27 October 2017

I'm currently reading Liza Mundy's Code Girls, a book about the role that American women played in World War II cryptanalysis. (By coincidence, it came out around the same time as The Woman Who Smashed Codes, a biography of Elizebeth Friedman, one of the greatest cryptanalysts in history.) Mundy notes that the attack on Japan's PURPLE machine was aided by a design feature: PURPLE encrypted 20 letters separately from 6 other letters. But why should the machine have been designed that way?

PURPLE, it turns out, was a descendant of RED, which had the same 20/6 split. In RED, though, the 6 letters were the vowels; the ciphertext thus preserved the consonant versus vowel difference from the plaintext.
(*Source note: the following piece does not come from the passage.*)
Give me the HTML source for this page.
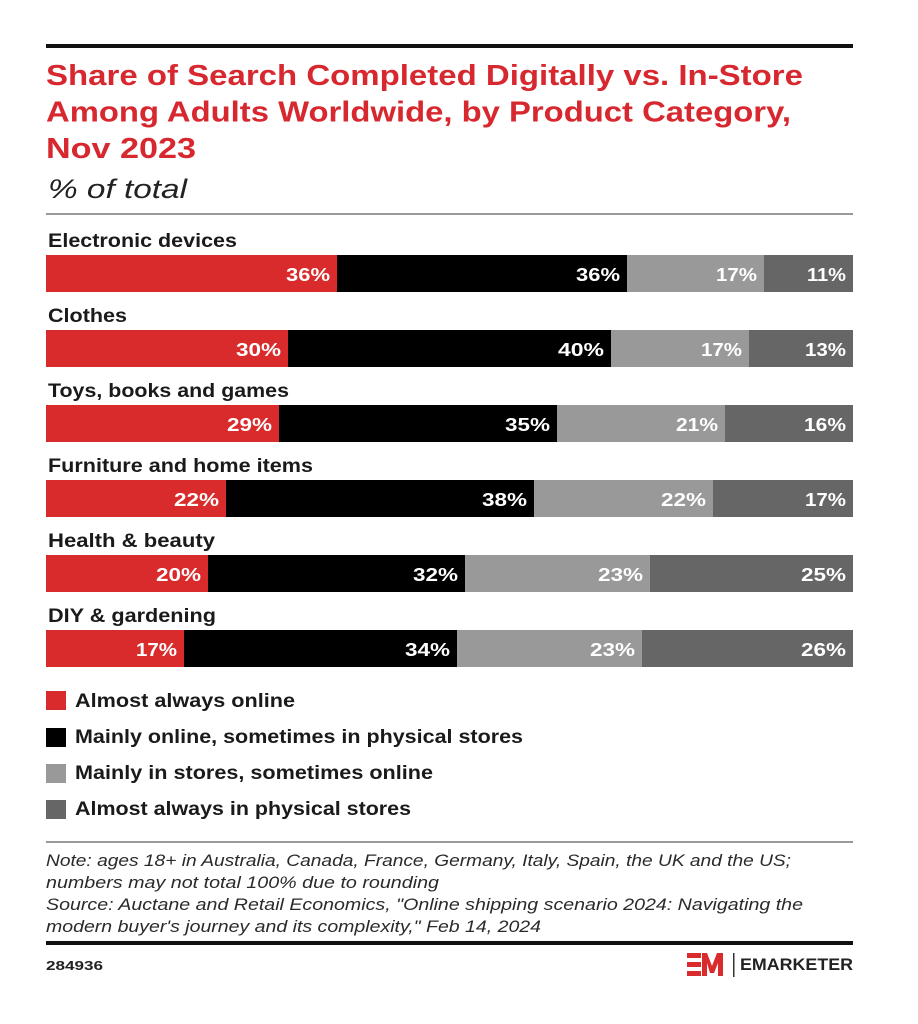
<!DOCTYPE html>
<html><head><meta charset="utf-8"><style>
html,body{margin:0;padding:0;background:#fff;}
svg{display:block;}
</style></head><body>
<svg width="918" height="1024" viewBox="0 0 918 1024" xmlns="http://www.w3.org/2000/svg" font-family="'Liberation Sans', sans-serif">
<rect width="918" height="1024" fill="#fff"/>
<rect x="46" y="44" width="807" height="4" fill="#111"/>
<g fill="#d7282f" font-weight="bold" font-size="29">
<text x="46" y="85" textLength="757" lengthAdjust="spacingAndGlyphs">Share of Search Completed Digitally vs. In-Store</text>
<text x="46" y="121.5" textLength="745" lengthAdjust="spacingAndGlyphs">Among Adults Worldwide, by Product Category,</text>
<text x="46" y="158" textLength="150" lengthAdjust="spacingAndGlyphs">Nov 2023</text>
</g>
<text x="48" y="198" font-size="27" font-style="italic" fill="#222" textLength="139" lengthAdjust="spacingAndGlyphs">% of total</text>
<rect x="46" y="213" width="807" height="2" fill="#999"/>

<g font-weight="bold" font-size="19.5" fill="#1a1a1a">
<text x="48" y="247" textLength="189" lengthAdjust="spacingAndGlyphs">Electronic devices</text>
<text x="48" y="322" textLength="79" lengthAdjust="spacingAndGlyphs">Clothes</text>
<text x="48" y="397" textLength="241" lengthAdjust="spacingAndGlyphs">Toys, books and games</text>
<text x="48" y="472" textLength="265" lengthAdjust="spacingAndGlyphs">Furniture and home items</text>
<text x="48" y="547" textLength="167" lengthAdjust="spacingAndGlyphs">Health &amp; beauty</text>
<text x="48" y="622" textLength="168" lengthAdjust="spacingAndGlyphs">DIY &amp; gardening</text>
</g>

<!-- bars -->
<g>
<rect x="46" y="255" width="291" height="37" fill="#d92b2b"/><rect x="337" y="255" width="290" height="37" fill="#000"/><rect x="627" y="255" width="137" height="37" fill="#999"/><rect x="764" y="255" width="89" height="37" fill="#666"/>
<rect x="46" y="330" width="242" height="37" fill="#d92b2b"/><rect x="288" y="330" width="323" height="37" fill="#000"/><rect x="611" y="330" width="138" height="37" fill="#999"/><rect x="749" y="330" width="104" height="37" fill="#666"/>
<rect x="46" y="405" width="233" height="37" fill="#d92b2b"/><rect x="279" y="405" width="278" height="37" fill="#000"/><rect x="557" y="405" width="168" height="37" fill="#999"/><rect x="725" y="405" width="128" height="37" fill="#666"/>
<rect x="46" y="480" width="180" height="37" fill="#d92b2b"/><rect x="226" y="480" width="308" height="37" fill="#000"/><rect x="534" y="480" width="179" height="37" fill="#999"/><rect x="713" y="480" width="140" height="37" fill="#666"/>
<rect x="46" y="555" width="162" height="37" fill="#d92b2b"/><rect x="208" y="555" width="257" height="37" fill="#000"/><rect x="465" y="555" width="185" height="37" fill="#999"/><rect x="650" y="555" width="203" height="37" fill="#666"/>
<rect x="46" y="630" width="138" height="37" fill="#d92b2b"/><rect x="184" y="630" width="273" height="37" fill="#000"/><rect x="457" y="630" width="185" height="37" fill="#999"/><rect x="642" y="630" width="211" height="37" fill="#666"/>
</g>
<g fill="#fff" font-weight="bold" font-size="18" text-anchor="end">
<text x="330" y="281" textLength="44" lengthAdjust="spacingAndGlyphs">36%</text>
<text x="620" y="281" textLength="44" lengthAdjust="spacingAndGlyphs">36%</text>
<text x="757" y="281" textLength="41" lengthAdjust="spacingAndGlyphs">17%</text>
<text x="846" y="281" textLength="39" lengthAdjust="spacingAndGlyphs">11%</text>

<text x="281" y="356" textLength="45" lengthAdjust="spacingAndGlyphs">30%</text>
<text x="604" y="356" textLength="46" lengthAdjust="spacingAndGlyphs">40%</text>
<text x="742" y="356" textLength="41" lengthAdjust="spacingAndGlyphs">17%</text>
<text x="846" y="356" textLength="41" lengthAdjust="spacingAndGlyphs">13%</text>

<text x="272" y="431" textLength="45" lengthAdjust="spacingAndGlyphs">29%</text>
<text x="550" y="431" textLength="45" lengthAdjust="spacingAndGlyphs">35%</text>
<text x="718" y="431" textLength="42" lengthAdjust="spacingAndGlyphs">21%</text>
<text x="846" y="431" textLength="42" lengthAdjust="spacingAndGlyphs">16%</text>

<text x="219" y="506" textLength="45" lengthAdjust="spacingAndGlyphs">22%</text>
<text x="527" y="506" textLength="45" lengthAdjust="spacingAndGlyphs">38%</text>
<text x="706" y="506" textLength="45" lengthAdjust="spacingAndGlyphs">22%</text>
<text x="846" y="506" textLength="41" lengthAdjust="spacingAndGlyphs">17%</text>

<text x="201" y="581" textLength="45" lengthAdjust="spacingAndGlyphs">20%</text>
<text x="458" y="581" textLength="45" lengthAdjust="spacingAndGlyphs">32%</text>
<text x="643" y="581" textLength="45" lengthAdjust="spacingAndGlyphs">23%</text>
<text x="846" y="581" textLength="45" lengthAdjust="spacingAndGlyphs">25%</text>

<text x="177" y="656" textLength="41" lengthAdjust="spacingAndGlyphs">17%</text>
<text x="450" y="656" textLength="45" lengthAdjust="spacingAndGlyphs">34%</text>
<text x="635" y="656" textLength="45" lengthAdjust="spacingAndGlyphs">23%</text>
<text x="846" y="656" textLength="45" lengthAdjust="spacingAndGlyphs">26%</text>
</g>

<!-- legend -->
<rect x="46" y="691" width="20" height="19" fill="#d92b2b"/>
<rect x="46" y="728" width="20" height="19" fill="#000"/>
<rect x="46" y="764" width="20" height="19" fill="#999"/>
<rect x="46" y="800" width="20" height="19" fill="#666"/>
<g font-weight="bold" font-size="19.5" fill="#1a1a1a">
<text x="75" y="707" textLength="220" lengthAdjust="spacingAndGlyphs">Almost always online</text>
<text x="75" y="743" textLength="448" lengthAdjust="spacingAndGlyphs">Mainly online, sometimes in physical stores</text>
<text x="75" y="779" textLength="358" lengthAdjust="spacingAndGlyphs">Mainly in stores, sometimes online</text>
<text x="75" y="815" textLength="336" lengthAdjust="spacingAndGlyphs">Almost always in physical stores</text>
</g>

<rect x="46" y="841" width="807" height="2" fill="#999"/>
<g font-style="italic" font-size="17" fill="#2a2a2a">
<text x="46" y="866" textLength="745" lengthAdjust="spacingAndGlyphs">Note: ages 18+ in Australia, Canada, France, Germany, Italy, Spain, the UK and the US;</text>
<text x="46" y="888" textLength="393" lengthAdjust="spacingAndGlyphs">numbers may not total 100% due to rounding</text>
<text x="46" y="910" textLength="757" lengthAdjust="spacingAndGlyphs">Source: Auctane and Retail Economics, "Online shipping scenario 2024: Navigating the</text>
<text x="46" y="932" textLength="495" lengthAdjust="spacingAndGlyphs">modern buyer's journey and its complexity," Feb 14, 2024</text>
</g>
<rect x="46" y="941" width="807" height="4" fill="#111"/>
<text x="46" y="970" font-weight="bold" font-size="13" fill="#222" textLength="57" lengthAdjust="spacingAndGlyphs">284936</text>

<!-- logo -->
<g fill="#d92b2b">
<rect x="687" y="953" width="14" height="5"/>
<rect x="687" y="962" width="14" height="5"/>
<rect x="687" y="971" width="14" height="5"/>
<polygon points="702,976 702,953 707,953 712,966 717,953 723,953 723,976 718,976 718,963 714,973 710,973 707,963 707,976"/>
</g>
<rect x="733" y="953" width="1.5" height="24" fill="#333"/>
<text x="740" y="970" font-weight="bold" font-size="17" fill="#222" textLength="113" lengthAdjust="spacingAndGlyphs">EMARKETER</text>
</svg>
</body></html>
But why was that a desirable goal?

The answer was economy. Telegraph companies of the time charged by the word—but what is a "word"? Is ATOY a word? Two words? What about "GROUP LEADER"? In English, that's two words, but the German "GRUPPENFÜHRER" is one word. Could an English speaker write "GROUPLEADER" instead?

The exact rules were a subject of much debated and were codified into international regulations. One rule that was adopted was to permit artificial words if they were pronounceable, which in turn was instantiated as a minimum density of vowels. So, to save money, the Japanese cryptologists designed RED to keep the (high) vowel density of Japanese as rendered in Romaji.

These rules were hotly debated. One bitter opponent of any such rules was William Friedman, himself a great cryptanalyst (and the husband of Elizebeth) and the administrative head of the US Army group that eventually broke PURPLE.

So: if Friedman's 1927 advice had been followed, RED would not have treated vowels differently, PURPLE wouldn't have had the 20/6 split, and Friedman's group might have been denied its greatest triumph.